Friends of the Nazis
As Carole Cadwalladr talks to Max Mosley about his parents' Nazi links we have a look at others who have been associated with Hitler
1 Duke of Windsor
People were shocked when Edward VIII showed Nazi sympathies. The Windsors didn't have any connection with Germany. Other than coming from there, says you, amazed the Brits replied, "Alright, mate" when the original German family arrived and said, "Ve vill rule you". During World War I, King George V changed his surname from Saxe-Coburg-Gotha to Windsor. Everyone reckoned this was a good move. Particularly the guy calling out his name at state occasions. Out of breath, he was.
2 Lord Haw-Haw
Lord Who-Who? Lord Haw-Haw was the name given to William Joyce, an Irish-American who broadcasted propaganda from Germany to Britain during the war. There is some confusion as to how he got his name. All we can say for certain is that it has nothing to do with Nelson in The Simpsons. A lot of people reckon that nothing could strike terror into an audience faster than one of his broadcasts. They obviously never heard Funny Friday on Liveline.
3 The IRA
They made all kinds of plans with Hitler's henchmen during the war. Most people would be reluctant to cosy up to a group of murderous racial purists - but that didn't stop the Nazis.
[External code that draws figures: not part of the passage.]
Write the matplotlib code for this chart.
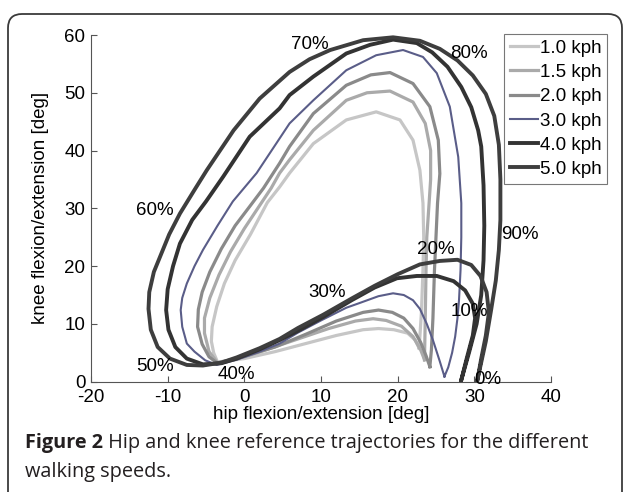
import matplotlib
matplotlib.use("Agg")
import matplotlib.pyplot as plt
from matplotlib.patches import FancyBboxPatch

plt.rcParams['font.family'] = ['Liberation Sans', 'DejaVu Sans']
plt.rcParams['axes.unicode_minus'] = False

# gait cycle loops, hip vs knee [deg] (0% -> 100%)
hip_10 = [22.8, 22.3, 21.3, 19.5, 17.5, 15.5, 12.0, 8.0, 4.0, 0.0, -3.5, -4.0, -4.3, -4.2, -3.6, -2.6,
          -1.2, 0.8, 3.0, 4.6, 5.9, 9.0, 13.3, 17.2, 20.3, 22.0, 22.9, 23.3, 23.4, 23.3, 23.1, 22.8]
knee_10 = [5.8, 7.2, 8.4, 9.0, 9.2, 9.0, 8.0, 6.6, 5.2, 4.0, 3.4, 5.0, 7.0, 9.5, 13.0, 17.0,
           21.0, 25.5, 31.0, 33.7, 36.1, 41.2, 45.3, 46.7, 45.3, 41.8, 36.6, 30.9, 25.0, 19.3, 12.0, 5.8]

hip_15 = [23.5, 23.0, 22.0, 20.5, 18.5, 16.8, 14.5, 11.0, 7.0, 3.0, 0.0, -3.5, -4.6, -5.2, -5.2, -4.5,
          -3.3, -1.8, 0.0, 2.0, 3.5, 4.6, 5.9, 9.0, 13.3, 16.0, 19.0, 22.0, 23.6, 24.3, 24.3, 24.1, 23.8,
          23.7, 23.6, 23.5]
knee_15 = [3.8, 5.5, 7.8, 9.6, 10.6, 10.9, 10.5, 9.2, 7.4, 5.6, 4.3, 3.3, 5.2, 8.4, 11.0, 14.5,
           18.5, 22.5, 26.5, 30.5, 33.5, 36.1, 38.4, 43.5, 48.7, 50.0, 50.3, 48.4, 44.7, 40.0, 35.0, 30.9,
           25.0, 19.3, 11.0, 3.8]

hip_20 = [24.2, 23.7, 23.0, 22.0, 20.8, 19.3, 17.5, 15.5, 12.0, 8.0, 4.0, 0.0, -3.5, -4.6, -5.5, -6.1,
          -6.0, -5.5, -4.5, -3.0, -1.2, 0.8, 2.5, 4.6, 5.9, 9.0, 13.3, 16.5, 19.0, 22.0, 24.2, 25.3,
          25.5, 25.2, 24.8, 24.6, 24.4, 24.2]
knee_20 = [2.6, 4.5, 6.8, 9.2, 11.0, 12.0, 12.4, 12.0, 10.5, 8.2, 6.0, 4.4, 3.2, 4.3, 6.5, 9.5,
           12.5, 15.5, 19.0, 23.0, 27.0, 30.5, 33.5, 37.8, 40.7, 46.4, 51.3, 53.1, 53.5, 51.6, 47.6, 41.8,
           36.0, 30.9, 19.3, 11.0, 5.5, 2.6]

hip_30 = [26.1, 25.5, 24.6, 23.8, 22.9, 22.0, 20.8, 19.4, 17.5, 15.0, 13.3, 10.0, 7.0, 4.6, 2.0, -1.0,
          -3.6, -5.1, -6.5, -7.5, -8.1, -8.3, -8.1, -7.5, -6.5, -5.4, -3.5, -1.5, 1.6, 4.6, 5.9, 9.0,
          13.3, 17.2, 20.7, 23.3, 25.1, 26.8, 27.9, 28.3, 28.3, 28.2, 28.0, 27.8, 27.5, 27.1, 26.6, 26.1]
knee_30 = [0.9, 3.5, 7.2, 10.0, 12.6, 14.1, 15.0, 15.3, 14.8, 13.6, 12.8, 10.6, 8.5, 6.6, 5.2, 3.8,
           2.9, 3.7, 5.2, 6.6, 9.5, 12.4, 14.5, 17.0, 20.0, 22.8, 27.0, 31.2, 36.1, 42.1, 44.7, 48.7,
           53.9, 56.5, 57.4, 56.2, 53.4, 47.6, 38.9, 30.9, 25.0, 19.3, 14.1, 11.0, 7.8, 5.0, 2.5, 0.9]

hip_40 = [28.3, 29.0, 29.8, 30.1, 29.8, 28.8, 27.3, 25.1, 22.5, 19.9, 17.0, 14.0, 10.3, 7.0, 4.6, 2.0,
          -1.0, -3.0, -5.4, -7.5, -9.0, -9.9, -10.2, -10.0, -9.3, -8.4, -6.8, -5.0, -2.75, 0.7, 4.6, 5.9,
          9.0, 13.3, 16.4, 19.4, 22.5, 24.5, 26.5, 28.3, 29.6, 30.5, 30.9, 31.2, 31.3, 31.2, 30.9, 30.3,
          29.3, 28.3]
knee_40 = [0.3, 4.0, 8.0, 11.0, 13.5, 15.8, 17.4, 18.3, 18.3, 17.9, 16.3, 14.1, 11.2, 8.8, 7.2, 5.6,
           4.0, 3.2, 3.0, 4.0, 6.0, 9.0, 12.4, 16.0, 20.0, 23.9, 28.0, 31.2, 35.5, 42.4, 47.3, 49.6,
           52.8, 56.8, 58.3, 59.2, 58.6, 57.0, 54.5, 51.0, 47.5, 43.5, 40.7, 34.0, 27.0, 21.0, 15.0, 10.0,
           5.0, 0.3]

hip_50 = [30.4, 30.9, 31.5, 31.9, 31.6, 30.8, 29.6, 27.8, 25.5, 22.9, 20.0, 17.0, 14.0, 10.3, 7.0, 4.6,
          2.0, -1.0, -3.0, -5.4, -7.5, -9.7, -11.3, -12.2, -12.5, -12.4, -11.8, -11.0, -9.8, -8.4, -6.5,
          -4.9, -1.4, 2.0, 5.9, 8.5, 11.2, 15.5, 19.4, 22.9, 25.5, 27.8, 29.8, 31.5, 32.6, 33.2, 33.4,
          33.4, 33.2, 32.8, 32.2, 31.5, 30.4]
knee_50 = [0.3, 4.0, 8.0, 12.0, 15.5, 18.3, 20.2, 21.1, 20.9, 20.3, 18.6, 16.6, 14.4, 11.6, 9.3, 7.4,
           5.8, 4.2, 3.3, 2.8, 2.9, 4.0, 6.0, 9.0, 12.6, 15.5, 19.0, 21.6, 25.5, 29.1, 33.2,
           36.6, 43.5, 49.0, 53.6, 55.8, 57.4, 59.1, 59.6, 59.0, 57.6, 55.6, 53.0, 49.8, 46.0, 41.0, 35.0,
           28.0, 22.8, 17.5, 12.5, 7.0, 0.3]

speeds = ['1.0 kph', '1.5 kph', '2.0 kph', '3.0 kph', '4.0 kph', '5.0 kph']
hips = [hip_10, hip_15, hip_20, hip_30, hip_40, hip_50]
knees = [knee_10, knee_15, knee_20, knee_30, knee_40, knee_50]
colors = ['#c6c6c6', '#aaaaaa', '#8a8a8a', '#5a5d88', '#333333', '#3e3e3e']
widths = [2.3, 2.3, 2.3, 1.5, 2.8, 2.8]

pct_labels = ['0%', '10%', '20%', '30%', '40%', '50%', '60%', '70%', '80%', '90%']
pct_pos = [(31.8, 0.4), (29.4, 12.1), (25.0, 22.8), (10.8, 15.4), (-1.0, 1.2),
           (-11.6, 2.6), (-11.7, 29.7), (8.6, 58.3), (29.3, 56.8), (35.9, 25.4)]

W, H = 625, 492
fig = plt.figure(figsize=(W / 100, H / 100), dpi=100)

# frame + caption, drawn in pixel units
bg = fig.add_axes([0, 0, 1, 1])
bg.set_xlim(0, W)
bg.set_ylim(H, 0)
bg.axis('off')
bg.add_patch(FancyBboxPatch((8, 14), 614, 520, boxstyle='round,pad=0,rounding_size=14',
                            fc='white', ec='#3a3a3a', lw=1.3))
cap = dict(fontsize=14.3, color='#231f20', family='Open Sans', va='bottom')
t1 = bg.text(25, 453, 'Figure 2', fontweight='bold', **cap)
bg.annotate(' Hip and knee reference trajectories for the different', xy=(1, 0), xycoords=t1, **cap)
bg.text(25, 482, 'walking speeds.', **cap)

ax = fig.add_axes([91 / W, 1 - 381.7 / H, 460 / W, 346.7 / H])
for hx, ky, lab, c, lw in zip(hips, knees, speeds, colors, widths):
    ax.plot(hx, ky, color=c, lw=lw, label=lab, solid_joinstyle='round')

for lab, (px, py) in zip(pct_labels, pct_pos):
    ax.text(px, py, lab, fontsize=13.5, ha='center', va='center', color='black')

ax.set_xlim(-20, 40)
ax.set_ylim(0, 60)
ax.set_xticks(range(-20, 41, 10))
ax.set_yticks(range(0, 61, 10))
ax.spines['top'].set_visible(False)
ax.spines['right'].set_visible(False)
for s in ['left', 'bottom']:
    ax.spines[s].set_color('#555555')
    ax.spines[s].set_linewidth(0.8)
ax.tick_params(direction='in', length=4, width=0.8, color='#555555', labelsize=13.5)
ax.tick_params(axis='x', pad=5)
ax.tick_params(axis='y', pad=4)
ax.set_xlabel('hip flexion/extension [deg]', fontsize=13.5, labelpad=0)
ax.set_ylabel('knee flexion/extension [deg]', fontsize=13.5, labelpad=11)
ax.patch.set_alpha(0)

leg = ax.legend(loc='upper left', bbox_to_anchor=(504 / W, 1 - 34 / H), bbox_transform=fig.transFigure,
                borderaxespad=0, fontsize=13.5, handlelength=1.5, handletextpad=0.1,
                labelspacing=0.38, borderpad=0.3, fancybox=False, framealpha=1)
leg.get_frame().set_edgecolor('#777777')
leg.get_frame().set_linewidth(0.8)

fig.savefig('out.png', dpi=100)
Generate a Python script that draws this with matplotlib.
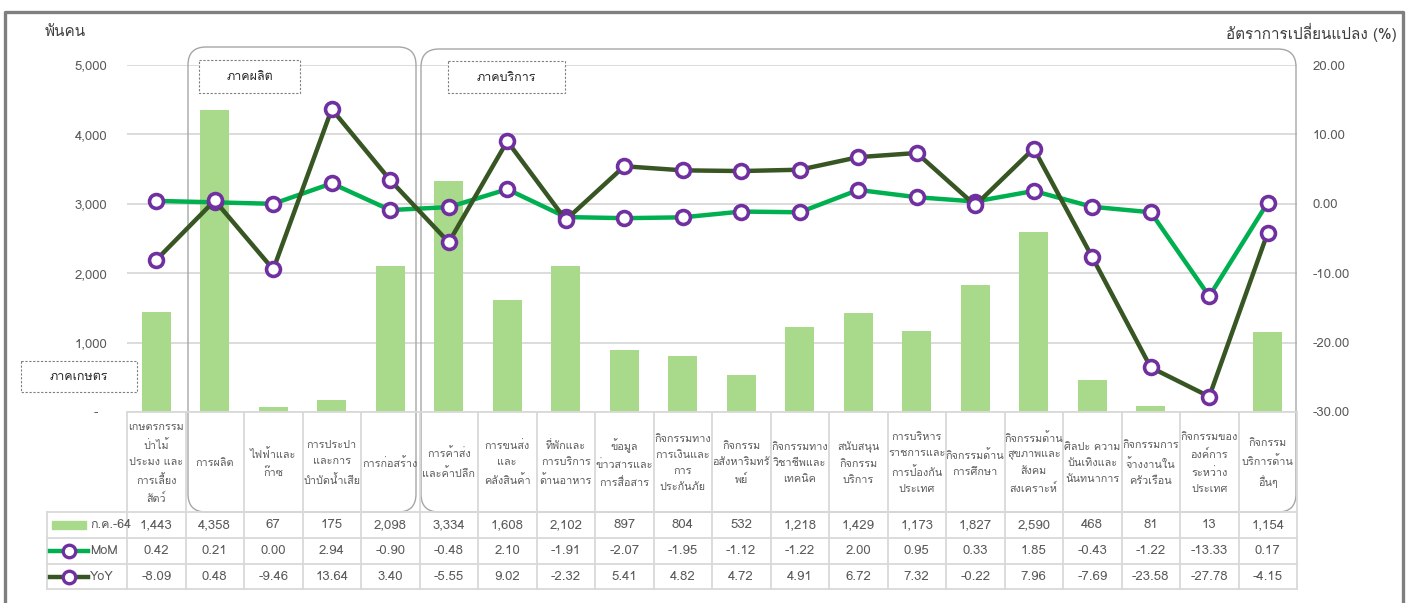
import matplotlib
matplotlib.use("Agg")
import matplotlib.pyplot as plt
import matplotlib.patches as patches
from matplotlib import font_manager
from matplotlib.ft2font import FT2Font
from matplotlib.lines import Line2D

# pick any installed font that has Thai glyphs
thai_family = None
for f in font_manager.fontManager.ttflist:
    try:
        if FT2Font(f.fname).get_char_index(0x0E01):
            thai_family = f.name
            break
    except Exception:
        pass
fams = ([thai_family] if thai_family else []) + ["DejaVu Sans"]
plt.rcParams["font.family"] = fams

categories = [
    "เกษตรกรรม\nป่าไม้\nประมง และ\nการเลี้ยง\nสัตว์",
    "การผลิต",
    "ไฟฟ้าและ\nก๊าซ",
    "การประปา\nและการ\nบำบัดน้ำเสีย",
    "การก่อสร้าง",
    "การค้าส่ง\nและค้าปลีก",
    "การขนส่ง\nและ\nคลังสินค้า",
    "ที่พักและ\nการบริการ\nด้านอาหาร",
    "ข้อมูล\nข่าวสารและ\nการสื่อสาร",
    "กิจกรรมทาง\nการเงินและ\nการ\nประกันภัย",
    "กิจกรรม\nอสังหาริมทรั\nพย์",
    "กิจกรรมทาง\nวิชาชีพและ\nเทคนิค",
    "สนับสนุน\nกิจกรรม\nบริการ",
    "การบริหาร\nราชการและ\nการป้องกัน\nประเทศ",
    "กิจกรรมด้าน\nการศึกษา",
    "กิจกรรมด้าน\nสุขภาพและ\nสังคม\nสงเคราะห์",
    "ศิลปะ ความ\nบันเทิงและ\nนันทนาการ",
    "กิจกรรมการ\nจ้างงานใน\nครัวเรือน",
    "กิจกรรมของ\nองค์การ\nระหว่าง\nประเทศ",
    "กิจกรรม\nบริการด้าน\nอื่นๆ",
]
employed = [1443, 4358, 67, 175, 2098, 3334, 1608, 2102, 897, 804,
            532, 1218, 1429, 1173, 1827, 2590, 468, 81, 13, 1154]
mom = [0.42, 0.21, 0.00, 2.94, -0.90, -0.48, 2.10, -1.91, -2.07, -1.95,
       -1.12, -1.22, 2.00, 0.95, 0.33, 1.85, -0.43, -1.22, -13.33, 0.17]
yoy = [-8.09, 0.48, -9.46, 13.64, 3.40, -5.55, 9.02, -2.32, 5.41, 4.82,
       4.72, 4.91, 6.72, 7.32, -0.22, 7.96, -7.69, -23.58, -27.78, -4.15]
left_ticks = [0, 1000, 2000, 3000, 4000, 5000]
left_labels = ["-  ", "1,000", "2,000", "3,000", "4,000", "5,000"]
right_ticks = [-30, -20, -10, 0, 10, 20]
bar_label = "ก.ค.-64"

BAR_C = "#A9D98B"
MOM_C = "#00B050"
YOY_C = "#375623"
MK_C = "#7030A0"
TXT_C = "#595959"
GRID_C = "#D9D9D9"

W, H = 1411, 603
fig = plt.figure(figsize=(W / 100, H / 100), dpi=100)
fig.patch.set_facecolor("white")

# plot area in pixels
x0, x1, ytop, ybot = 127, 1297, 65, 412
n = len(categories)
cw = (x1 - x0) / n

def fbox(l, t, r, b):
    return [l / W, 1 - b / H, (r - l) / W, (b - t) / H]

ax = fig.add_axes(fbox(x0, ytop, x1, ybot))
ax.set_zorder(1)
ax.patch.set_visible(False)
xs = list(range(n))
ax.bar(xs, employed, width=0.49, color=BAR_C, zorder=2)
ax.set_xlim(-0.5, n - 0.5)
ax.set_ylim(0, 5000)
ax.set_yticks(left_ticks)
ax.set_yticklabels(left_labels)
ax.set_xticks([])
ax.grid(axis="y", color=GRID_C, lw=1.3, zorder=0)
ax.set_axisbelow(True)
for s in ax.spines.values():
    s.set_visible(False)
ax.tick_params(axis="y", length=0, pad=14, labelsize=9.5, labelcolor=TXT_C)

# overlay in pixel coordinates for boxes and table
ov = fig.add_axes([0, 0, 1, 1])
ov.set_zorder(2)
ov.patch.set_visible(False)
ov.set_xlim(0, W)
ov.set_ylim(H, 0)
ov.axis("off")

ax2 = ax.twinx()
ax2.set_zorder(3)
ax2.patch.set_visible(False)
ax2.plot(xs, mom, color=MOM_C, lw=3.2, marker="o", ms=10, mfc="white",
         mec=MK_C, mew=2.6, solid_joinstyle="round")
ax2.plot(xs, yoy, color=YOY_C, lw=3.2, marker="o", ms=10, mfc="white",
         mec=MK_C, mew=2.6, solid_joinstyle="round")
ax2.set_ylim(-30, 20)
ax2.set_yticks(right_ticks)
ax2.set_yticklabels([f"{v:.2f}" for v in right_ticks])
for s in ax2.spines.values():
    s.set_visible(False)
ax2.tick_params(axis="y", length=0, pad=11, labelsize=9.5, labelcolor=TXT_C)

# outer frame
ov.plot([5, 5, 1403, 1403], [H + 5, 12, 12, H + 5], color="#7F7F7F", lw=2.4,
        clip_on=False)

# axis titles
ov.text(45, 32, "พันคน", fontsize=11, color="#404040", va="center", ha="left")
ov.text(1397, 32, "อัตราการเปลี่ยนแปลง (%)", fontsize=11, color="#404040",
        va="center", ha="right")

# sector group boxes
for (l, t, r, b) in [(188, 47, 416, 512), (421, 49, 1296, 512)]:
    ov.add_patch(patches.FancyBboxPatch((l, t), r - l, b - t,
                 boxstyle="round,pad=0,rounding_size=18", fc="none",
                 ec="#A6A6A6", lw=1.0))
for (l, t, r, b, s) in [(199, 60, 300, 93, "ภาคผลิต"),
                        (448, 61, 565, 93, "ภาคบริการ"),
                        (21, 361, 137, 392, "ภาคเกษตร")]:
    ov.add_patch(patches.Rectangle((l, t), r - l, b - t, fc="white",
                 ec="#7F7F7F", lw=0.8, ls=(0, (2, 1.5))))
    ov.text((l + r) / 2, (t + b) / 2 + 1, s, fontsize=9, color="#262626",
            ha="center", va="center")

# data table
rows_y = [412, 512, 538, 564, 589]
lx = 47
col_x = [x0 + k * cw for k in range(n + 1)]
ov.plot([x0, x1], [412, 412], color=GRID_C, lw=1.3)
for y in rows_y[1:]:
    ov.plot([lx, x1], [y, y], color=GRID_C, lw=1.3)
for k, x in enumerate(col_x):
    ov.plot([x, x], [412, 589], color=GRID_C, lw=1.3)
ov.plot([lx, lx], [512, 589], color=GRID_C, lw=1.3)

for i, c in enumerate(categories):
    cx = x0 + (i + 0.5) * cw
    ov.text(cx, 463, c, fontsize=7.8, color=TXT_C, ha="center", va="center",
            linespacing=1.75)
    ov.text(cx, 525, f"{employed[i]:,}", fontsize=9.5, color=TXT_C,
            ha="center", va="center")
    ov.text(cx, 551, f"{mom[i]:.2f}", fontsize=9.5, color=TXT_C,
            ha="center", va="center")
    ov.text(cx, 577, f"{yoy[i]:.2f}", fontsize=9.5, color=TXT_C,
            ha="center", va="center")

# legend keys inside the table
ov.add_patch(patches.Rectangle((52, 521), 34, 8, color=BAR_C))
ov.text(90, 525, bar_label, fontsize=9, color=TXT_C, ha="left", va="center")
for y, col, lab in [(551, MOM_C, "MoM"), (577, YOY_C, "YoY")]:
    ov.add_line(Line2D([50, 88], [y, y], color=col, lw=3.2))
    ov.add_line(Line2D([69], [y], marker="o", ms=9, mfc="white", mec=MK_C,
                       mew=2.4, ls="none"))
    ov.text(90, y, lab, fontsize=9, color=TXT_C, ha="left", va="center")

fig.savefig("out.png", dpi=100, facecolor="white")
They say it's ridiculous to play 'what if?' with history. But imagine how it might have played out if the Nazis had invaded us and had then gone on to win the war. We could be run by a hopeless puppet government that had to check with Berlin before it did anything - oh, hang on a minute.
4 HUGO BOSS
The company made uniforms for the German armed forces. Hugo Boss didn't support the Nazis, they just made clothes based on a list of requirements sent on to them. You could say they were just following orders. Sorry. Again, we'd like to make it clear that the company did not, and does not, support the aims of the Nazi party. We don't want to be exposed to an expensive suit from Hugo Boss. As if there's any other kind, says you.
5 HENRY FORD
The Nazis awarded him the Grand Cross of the German Eagle in 1938. We're not suggesting that Henry was a Nazi. But neither are we suggesting Henry got the medal for his after-sales service. And there is no evidence he threw in a pair of free mud-flaps on Hitler's new Capri. I think you'll find that was an anachronism, says you. Ford never made a car called Anachronism, says we, thick as two short planks.